You don’t need contracts to prove membership in the Filipino nation; we know each other because we are one family. If we all discarded those credentials that inform of our nationality, like the tearing of ‘cedula’ in the days of the ‘Katipunan’, we would still be Filipinos: the Muslims of the south, Christians, Ilocano, Visaya, Bicolanos and everybody breathing the Filipino oxygen. I believe in the Filipino nation. I believe in our cultural heritage that binds us all, shaped by these lands, nourished by its bounties, absent anywhere else, despite the diaspora of over ten million of our brothers working in foreign lands.  I believe in the shared pursuit of a future endowed with peace, justice and prosperity in our own land. I believe in the Filipino struggle that strives to attain that vision.

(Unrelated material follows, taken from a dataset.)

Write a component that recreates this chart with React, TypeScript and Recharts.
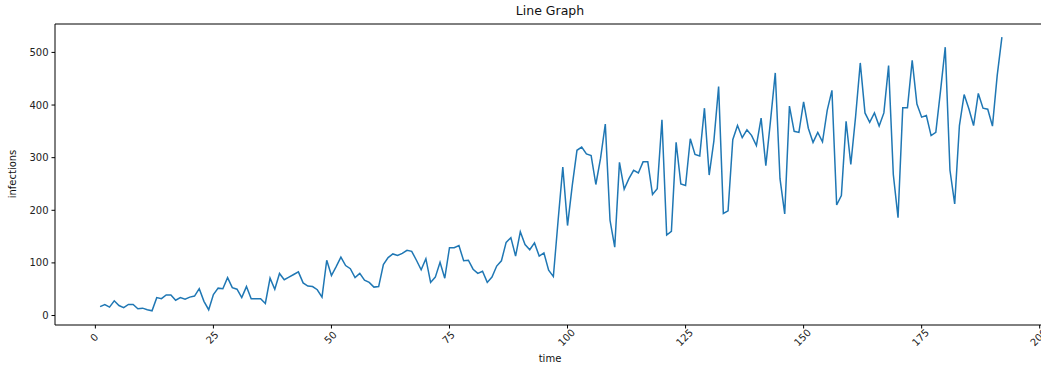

To my mind, most problems we are currently encountering are of the management variety: finance, civil security, strategic geographical concentration of resources among others. There may be wisdom in the migration to Mindanao policy of the 1950’s but it lacked a land distribution system that ultimately led to mayhem. Add to that the sinister, covert operation to invade Sabah that malevolently twisted into the horror that was the Jabidah massacre. The situation begs for a management solution. I cannot see granting autonomy, a political solution as an answer.

Only by standing under one constitution, one law, one flag can we keep forward towards our vision.

Do we need outsiders to chart our destiny?

Our history recounts colonizers and invaders who tried to subdue the Filipino spirit but were ultimately rejected. One of our own tried to make Filipinos into Singaporeans by doing a Lee Kwan Yew, which became a Guinness record for kleptocracy. Spain turned the natives into zombie slaves (planting poppy, I read somewhere along with Chinese workers), supposedly in the name of Christianity; America bled our natural resources in the name of free enterprise while Japan brought to these lands unimaginable cruelty for a far reaching empire of the sun.  

The good thing is that the different incursions produced ‘peninsulares’, ‘amboys’ and ‘japayukis’ which broadened the ethnicity, strengthening the Filipino spirit. Everything else about these invasions were horrible so I cannot see any reason why there should be a change in the constitution to accord foreigners the freedom to do what they please ?

The argument for investment, enhanced tourism and a multitude of economic benefits had been used in the position to retain the American bases. Mr. Richard Gordon, foremost Amboy, ironically rolled out a program that proved the pro American base proponents wrong. That is a fine example of harnessing the power of the people correctly. It is unfortunate that old Dick is not in the running, buried under much Poelitics, ‘pollutics’ and poorlitics.

And as we look for investments to provide jobs, our own businessmen who made it the list of Forbes’ riches placed most their money in China installing new plants, malls and other edifices that run to billions of dollars rivaling our national budget. Along with other greedy multi nationals, they made China the super military power that it is today. The folly crystalizes with hegemony upon us.

Today, the struggle has become fiercer. The power that is the Filipino spirit is bogged down by a myriad of broad mosaic matters interconnected but in parts are already overwhelming: dispensation of justice, poverty, civil security, governance, corruption, globalization, terrorism, cross border drug trade, natural calamities, superpower hegemony, regionalization, climate change, exclusive growth and the diaspora.